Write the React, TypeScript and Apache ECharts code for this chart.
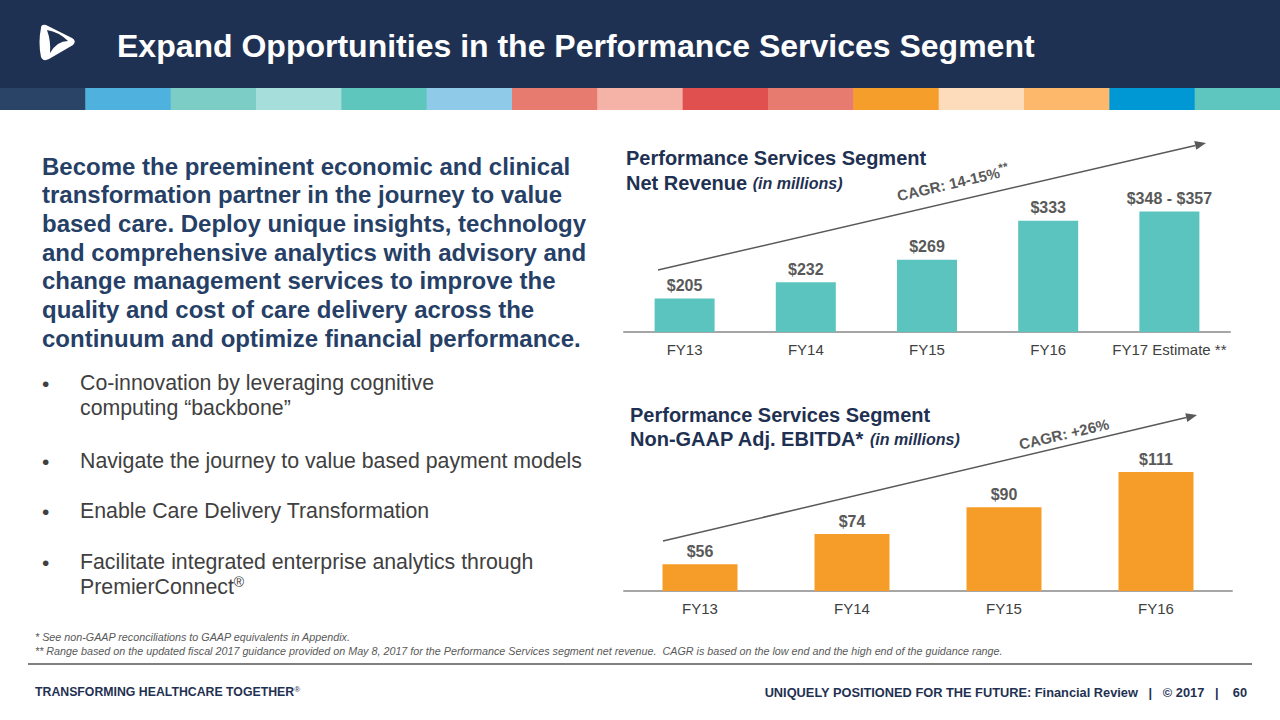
import React, { useEffect, useRef } from "react";
import * as echarts from "echarts";

const revenueCategories = ["FY13", "FY14", "FY15", "FY16", "FY17 Estimate **"];
const revenueValues = [205, 232, 269, 333, 348];
const revenueLabels = ["$205", "$232", "$269", "$333", "$348 - $357"];

const ebitdaCategories = ["FY13", "FY14", "FY15", "FY16"];
const ebitdaValues = [56, 74, 90, 111];
const ebitdaLabels = ["$56", "$74", "$90", "$111"];

const stripColors = [
  "#2a4468", "#4eb1de", "#7ccdc6", "#a6dedc", "#5ec6bd",
  "#8fcbe8", "#e87b70", "#f5b3a8", "#e0504f", "#e87b70",
  "#f59e2b", "#fddcbc", "#fdb86b", "#0098d4", "#5ec6bf",
];

const paragraphLines = [
  "Become the preeminent economic and clinical",
  "transformation partner in the journey to value",
  "based care. Deploy unique insights, technology",
  "and comprehensive analytics with advisory and",
  "change management services to improve the",
  "quality and cost of care delivery across the",
  "continuum and optimize financial performance.",
];

const FONT = "'Liberation Sans', Arial, Helvetica, sans-serif";
const NAVY = "#1f3152";

function arrow(x1: number, y1: number, x2: number, y2: number, color: string) {
  const ang = Math.atan2(y2 - y1, x2 - x1);
  const len = 11;
  const half = 4.5;
  const bx = x2 - len * Math.cos(ang);
  const by = y2 - len * Math.sin(ang);
  const px = -Math.sin(ang) * half;
  const py = Math.cos(ang) * half;
  return [
    {
      type: "line",
      shape: { x1, y1, x2: bx, y2: by },
      style: { stroke: color, lineWidth: 1.5 },
    },
    {
      type: "polygon",
      shape: { points: [[x2, y2], [bx + px, by + py], [bx - px, by - py]] },
      style: { fill: color },
    },
  ];
}

export default function App() {
  const ref = useRef<HTMLDivElement>(null);
  useEffect(() => {
    if (!ref.current) return;
    echarts.graphic.registerShape(
      "logoOuter",
      echarts.graphic.extendPath(
        "M5,4 Q5,0 10,1 L36,14 Q41,17 37,21 L13,35 Q7,38 5,33 Q2,18 5,4 Z",
        {}
      )
    );
    echarts.graphic.registerShape(
      "logoInner",
      echarts.graphic.extendPath(
        "M11,6 Q23,8 32,17 Q21,17 14,29 Q15,17 11,6 Z",
        {}
      )
    );
    const chart = echarts.init(ref.current, null, { renderer: "svg" });

    const graphic: any[] = [];
    // header
    graphic.push({ type: "rect", shape: { x: 0, y: 0, width: 1280, height: 88 }, style: { fill: NAVY } });
    stripColors.forEach((c, i) => {
      graphic.push({
        type: "rect",
        shape: { x: (i * 1280) / 15, y: 88, width: 1280 / 15 + 0.5, height: 22 },
        style: { fill: c },
      });
    });
    graphic.push({ type: "logoOuter", x: 36, y: 24, scaleX: 1, scaleY: 1, style: { fill: "#ffffff" } });
    graphic.push({ type: "logoInner", x: 36, y: 24, scaleX: 1, scaleY: 1, style: { fill: NAVY } });
    graphic.push({
      type: "text",
      x: 117,
      y: 46,
      style: {
        text: "Expand Opportunities in the Performance Services Segment",
        fill: "#ffffff",
        font: `bold 32px ${FONT}`,
        verticalAlign: "middle",
      },
    });

    // left paragraph
    paragraphLines.forEach((t, i) => {
      graphic.push({
        type: "text",
        x: 42,
        y: 166 + i * 28.7,
        style: { text: t, fill: "#263f66", font: `bold 24px ${FONT}`, verticalAlign: "middle" },
      });
    });

    // bullets
    const bullets: [number, string, boolean][] = [
      [383, "Co-innovation by leveraging cognitive", true],
      [408, "computing \u201cbackbone\u201d", false],
      [461, "Navigate the journey to value based payment models", true],
      [511, "Enable Care Delivery Transformation", true],
      [562, "Facilitate integrated enterprise analytics through", true],
    ];
    bullets.forEach(([y, t, dot]) => {
      if (dot)
        graphic.push({
          type: "text",
          x: 42,
          y,
          style: { text: "\u2022", fill: "#404040", font: `21px ${FONT}`, verticalAlign: "middle" },
        });
      graphic.push({
        type: "text",
        x: 80,
        y,
        style: { text: t, fill: "#404040", font: `21.3px ${FONT}`, verticalAlign: "middle" },
      });
    });
    graphic.push({
      type: "text",
      x: 80,
      y: 587,
      style: {
        text: "{n|PremierConnect}{s|\u00ae}",
        verticalAlign: "middle",
        rich: {
          n: { fill: "#404040", font: `21.3px ${FONT}` },
          s: { fill: "#404040", font: `14px ${FONT}`, verticalAlign: "top", padding: [0, 0, 10, 0] },
        },
      },
    });

    // chart titles
    graphic.push({
      type: "text",
      x: 626,
      y: 158,
      style: { text: "Performance Services Segment", fill: NAVY, font: `bold 20px ${FONT}`, verticalAlign: "middle" },
    });
    graphic.push({
      type: "text",
      x: 626,
      y: 183,
      style: {
        text: "{b|Net Revenue }{i|(in millions)}",
        verticalAlign: "middle",
        rich: {
          b: { fill: NAVY, font: `bold 20px ${FONT}` },
          i: { fill: NAVY, font: `italic bold 16px ${FONT}` },
        },
      },
    });
    graphic.push({
      type: "text",
      x: 630,
      y: 415,
      style: { text: "Performance Services Segment", fill: NAVY, font: `bold 20px ${FONT}`, verticalAlign: "middle" },
    });
    graphic.push({
      type: "text",
      x: 630,
      y: 439,
      style: {
        text: "{b|Non-GAAP Adj. EBITDA* }{i|(in millions)}",
        verticalAlign: "middle",
        rich: {
          b: { fill: NAVY, font: `bold 20px ${FONT}` },
          i: { fill: NAVY, font: `italic bold 16px ${FONT}` },
        },
      },
    });

    // arrows
    graphic.push(...arrow(658, 270, 1206, 143, "#595959"));
    graphic.push(...arrow(663, 541, 1197, 415, "#595959"));
    graphic.push({
      type: "text",
      x: 953,
      y: 183,
      rotation: 0.228,
      style: {
        text: "{a|CAGR: 14-15%}{s|**}",
        align: "center",
        verticalAlign: "middle",
        rich: {
          a: { fill: "#595959", font: `bold 15px ${FONT}` },
          s: { fill: "#595959", font: `bold 12px ${FONT}`, verticalAlign: "top", padding: [0, 0, 8, 0] },
        },
      },
    });
    graphic.push({
      type: "text",
      x: 1064,
      y: 434,
      rotation: 0.23,
      style: {
        text: "CAGR: +26%",
        fill: "#595959",
        font: `bold 15px ${FONT}`,
        align: "center",
        verticalAlign: "middle",
      },
    });

    // footnotes
    graphic.push({
      type: "text",
      x: 35,
      y: 637,
      style: {
        text: "* See non-GAAP reconciliations to GAAP equivalents in Appendix.",
        fill: "#595959",
        font: `italic 10.75px ${FONT}`,
        verticalAlign: "middle",
      },
    });
    graphic.push({
      type: "text",
      x: 35,
      y: 651,
      style: {
        text:
          "** Range based on the updated fiscal 2017 guidance provided on May 8, 2017 for the Performance Services segment net revenue.  CAGR is based on the low end and the high end of the guidance range.",
        fill: "#595959",
        font: `italic 10.75px ${FONT}`,
        verticalAlign: "middle",
      },
    });
    graphic.push({
      type: "line",
      shape: { x1: 28, y1: 664, x2: 1252, y2: 664 },
      style: { stroke: "#808080", lineWidth: 2 },
    });
    graphic.push({
      type: "text",
      x: 35,
      y: 692,
      style: {
        text: "{b|TRANSFORMING HEALTHCARE TOGETHER}{s|\u00ae}",
        verticalAlign: "middle",
        rich: {
          b: { fill: NAVY, font: `bold 12.3px ${FONT}` },
          s: { fill: NAVY, font: `8px ${FONT}`, verticalAlign: "top", padding: [0, 0, 5, 0] },
        },
      },
    });
    graphic.push({
      type: "text",
      x: 1247,
      y: 692,
      style: {
        text: "UNIQUELY POSITIONED FOR THE FUTURE: Financial Review   |   \u00a9 2017   |    60",
        fill: NAVY,
        font: `bold 12.8px ${FONT}`,
        align: "right",
        verticalAlign: "middle",
      },
    });

    const axisCommon = {
      type: "category" as const,
      axisLine: { show: true, lineStyle: { color: "#a6a6a6", width: 2 } },
      axisTick: { show: false },
      axisLabel: { color: "#404040", fontSize: 15, fontFamily: FONT, margin: 10, interval: 0 },
    };
    const labelCommon = {
      show: true,
      position: "top" as const,
      distance: 5,
      color: "#595959",
      fontWeight: "bold" as const,
      fontSize: 16,
      fontFamily: FONT,
    };

    chart.setOption({
      animation: false,
      textStyle: { fontFamily: FONT },
      grid: [
        { left: 624, top: 180, width: 606, height: 152 },
        { left: 624, top: 457, width: 608, height: 134 },
      ],
      xAxis: [
        { ...axisCommon, gridIndex: 0, data: revenueCategories },
        { ...axisCommon, gridIndex: 1, data: ebitdaCategories },
      ],
      yAxis: [
        { type: "value", gridIndex: 0, min: 150, max: 400, show: false, splitLine: { show: false } },
        { type: "value", gridIndex: 1, min: 40, max: 120, show: false, splitLine: { show: false } },
      ],
      series: [
        {
          type: "bar",
          xAxisIndex: 0,
          yAxisIndex: 0,
          data: revenueValues,
          barWidth: 60,
          itemStyle: { color: "#5bc4bf" },
          label: { ...labelCommon, formatter: (p: any) => revenueLabels[p.dataIndex] },
        },
        {
          type: "bar",
          xAxisIndex: 1,
          yAxisIndex: 1,
          data: ebitdaValues,
          barWidth: 75,
          itemStyle: { color: "#f59d28" },
          label: { ...labelCommon, formatter: (p: any) => ebitdaLabels[p.dataIndex] },
        },
      ],
      graphic,
    });
    return () => chart.dispose();
  }, []);
  return (
    <div
      ref={ref}
      style={{ position: "fixed", left: 0, top: 0, width: 1280, height: 720, background: "#ffffff" }}
    />
  );
}
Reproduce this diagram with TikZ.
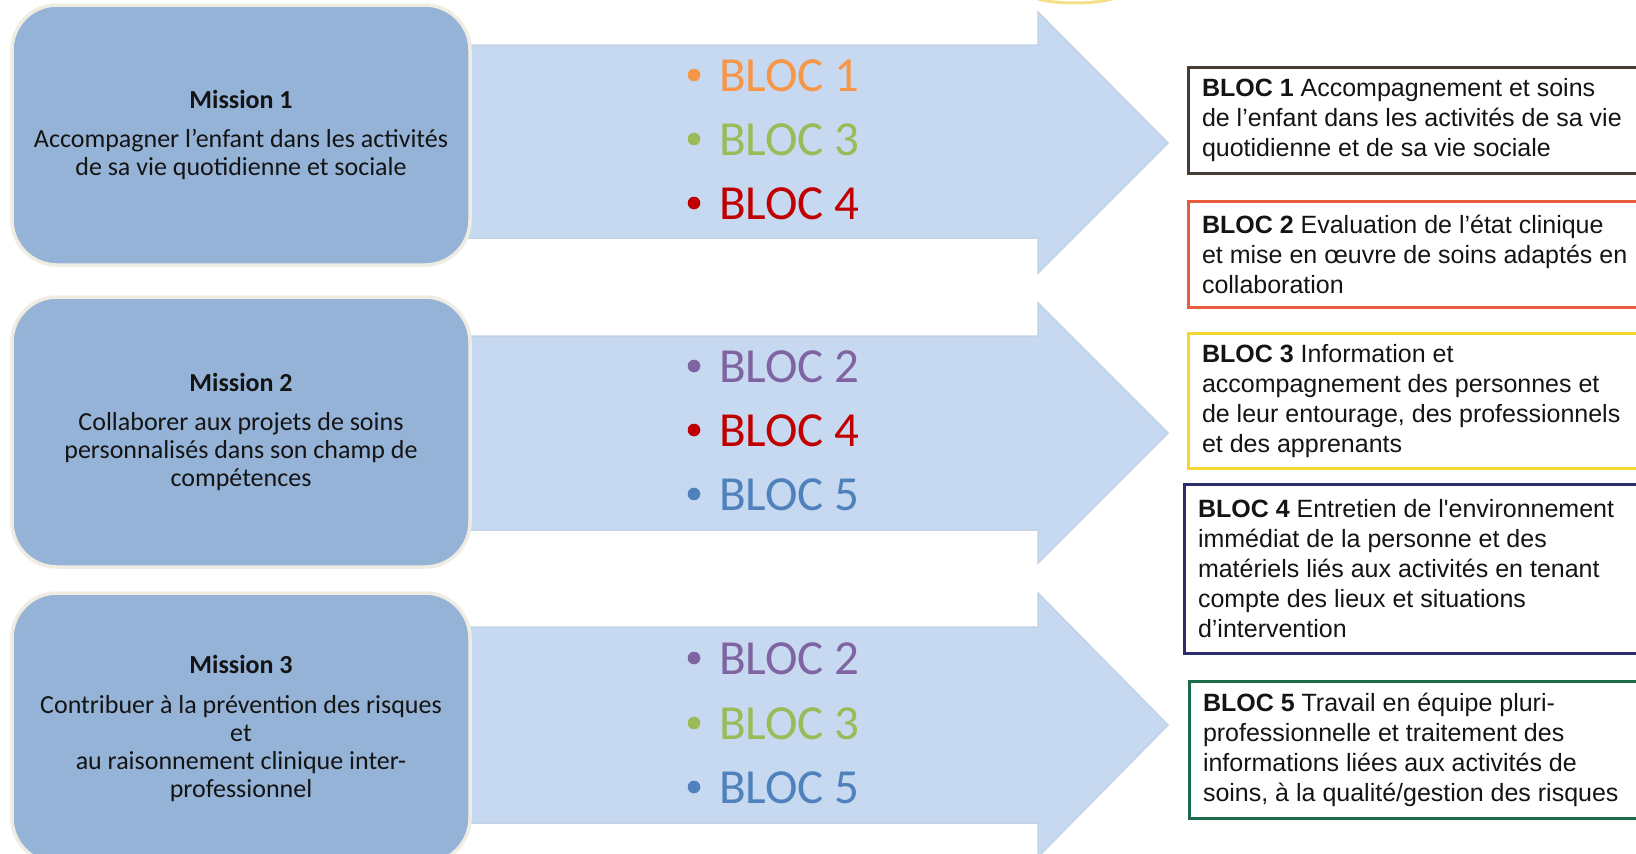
\documentclass[tikz,border=0pt]{standalone}
\usepackage{fontspec}
\setmainfont{Carlito}
\newfontfamily\arialf{Liberation Sans}
\newcommand\natspace[1]{\spaceskip=#1em\relax}
\usetikzlibrary{calc}
\definecolor{missfill}{HTML}{95B3D7}
\definecolor{missedge}{HTML}{EFEDE2}
\definecolor{arrfill}{HTML}{C6D9F0}
\definecolor{arredge}{HTML}{C3D3E7}
\definecolor{borange}{HTML}{F79646}
\definecolor{bgreen}{HTML}{9BBB59}
\definecolor{bred}{HTML}{C00000}
\definecolor{bpurple}{HTML}{8064A2}
\definecolor{bblue}{HTML}{4F81BD}
\definecolor{edgeA}{HTML}{473D33}
\definecolor{edgeB}{HTML}{E85C3D}
\definecolor{edgeC}{HTML}{F5D530}
\definecolor{edgeD}{HTML}{2C2E6A}
\definecolor{edgeE}{HTML}{1D6B4B}
\definecolor{txt}{HTML}{141414}
\definecolor{topyel}{HTML}{F6DF8A}
\begin{document}
\begin{tikzpicture}[x=1pt,y=-1pt,
  missionbox/.style={draw=missedge, line width=3.5pt, fill=missfill, rounded corners=45pt,
    minimum width=458pt, text width=440pt, align=center, text=txt,
    font=\fontsize{26}{28}\selectfont, inner sep=0pt},
  arrowshape/.style={fill=arrfill, draw=arredge, line width=1.5pt},
  bloclbl/.style={font=\fontsize{49}{52}\selectfont, inner sep=0pt, anchor=base west},
  blocbox/.style={draw, line width=3pt, fill=white, anchor=north west, text width=445pt,
    align=left, inner xsep=13.5pt, inner ysep=0pt, text=txt,
    font=\arialf\fontsize{25}{30}\selectfont}
]
\useasboundingbox (0,0) rectangle (1636,854);
\clip (0,0) rectangle (1636,854);
\fill[white] (0,0) rectangle (1636,854);
\draw[topyel, line width=3pt] (1075,-6) ellipse [x radius=44pt, y radius=9pt];

% arrows
\path[arrowshape] (440,45) -- (1038,45) -- (1038,12) -- (1168,143) -- (1038,273) -- (1038,238) -- (440,238) -- cycle;
\path[arrowshape] (440,336) -- (1038,336) -- (1038,303) -- (1168,433) -- (1038,563) -- (1038,530) -- (440,530) -- cycle;
\path[arrowshape] (440,627) -- (1038,627) -- (1038,593) -- (1168,725) -- (1038,857) -- (1038,823) -- (440,823) -- cycle;

% missions
\node[missionbox, minimum height=260pt] (m1) at (241,135)
  {\natspace{0.226}\textbf{Mission 1}\\[11pt]Accompagner l’enfant dans les activités\\de sa vie quotidienne et sociale};
\node[missionbox, minimum height=270pt] (m2) at (241,432)
  {\natspace{0.226}\textbf{Mission 2}\\[11pt]Collaborer aux projets de soins\\personnalisés dans son champ de\\compétences};
\node[missionbox, minimum height=270pt] (m3) at (241,728)
  {\natspace{0.226}\textbf{Mission 3}\\[12pt]Contribuer à la prévention des risques\\et\\au raisonnement clinique inter-\\professionnel};

% bloc labels
\node[bloclbl, text=borange] (a1) at (719,91) {BLOC 1};
\node[bloclbl, text=bgreen]  (a2) at (719,155) {BLOC 3};
\node[bloclbl, text=bred]    (a3) at (719,219) {BLOC 4};
\node[bloclbl, text=bpurple] (b1) at (719,382) {BLOC 2};
\node[bloclbl, text=bred]    (b2) at (719,446) {BLOC 4};
\node[bloclbl, text=bblue]   (b3) at (719,510) {BLOC 5};
\node[bloclbl, text=bpurple] (c1) at (719,674) {BLOC 2};
\node[bloclbl, text=bgreen]  (c2) at (719,739) {BLOC 3};
\node[bloclbl, text=bblue]   (c3) at (719,803) {BLOC 5};
\foreach \n/\c in {a1/borange,a2/bgreen,a3/bred,b1/bpurple,b2/bred,b3/bblue,c1/bpurple,c2/bgreen,c3/bblue}
  \fill[\c] ($(\n.base west)+(-25,-16)$) circle (6.3pt);

% bloc descriptions
\node[blocbox, draw=edgeA, minimum height=106pt] (r1) at (1187,66)
  {\natspace{0.278}\textbf{BLOC 1} Accompagnement et soins\\de l’enfant dans les activités de sa vie\\quotidienne et de sa vie sociale};
\node[blocbox, draw=edgeB, minimum height=106pt] (r2) at (1187,200)
  {\natspace{0.278}\textbf{BLOC 2} Evaluation de l’état clinique\\et mise en œuvre de soins adaptés en\\collaboration};
\node[blocbox, draw=edgeC, minimum height=135pt] (r3) at (1187,332)
  {\natspace{0.278}\textbf{BLOC 3} Information et\\accompagnement des personnes et\\de leur entourage, des professionnels\\et des apprenants};
\node[blocbox, draw=edgeD, minimum height=169pt] (r4) at (1183,483)
  {\natspace{0.278}\textbf{BLOC 4} Entretien de l\textquotesingle environnement\\immédiat de la personne et des\\matériels liés aux activités en tenant\\compte des lieux et situations\\d’intervention};
\node[blocbox, draw=edgeE, minimum height=137pt] (r5) at (1188,680)
  {\natspace{0.278}\textbf{BLOC 5} Travail en équipe pluri-\\professionnelle et traitement des\\informations liées aux activités de\\soins, à la qualité/gestion des risques};
\end{tikzpicture}
\end{document}
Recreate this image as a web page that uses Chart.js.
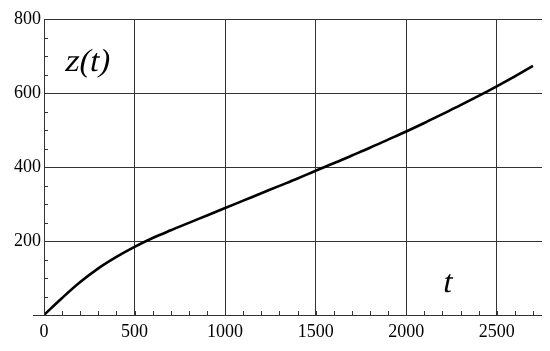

···

## [WORK REQUIRED]
Return only the lines running from the top of the data to the line that holds "import * as". Include both of those lines, but skip the pictures.

## [RESULT]
Write the React, TypeScript and Apache ECharts code for this chart.
import React, { useEffect, useRef } from "react";
import * as echarts from "echarts";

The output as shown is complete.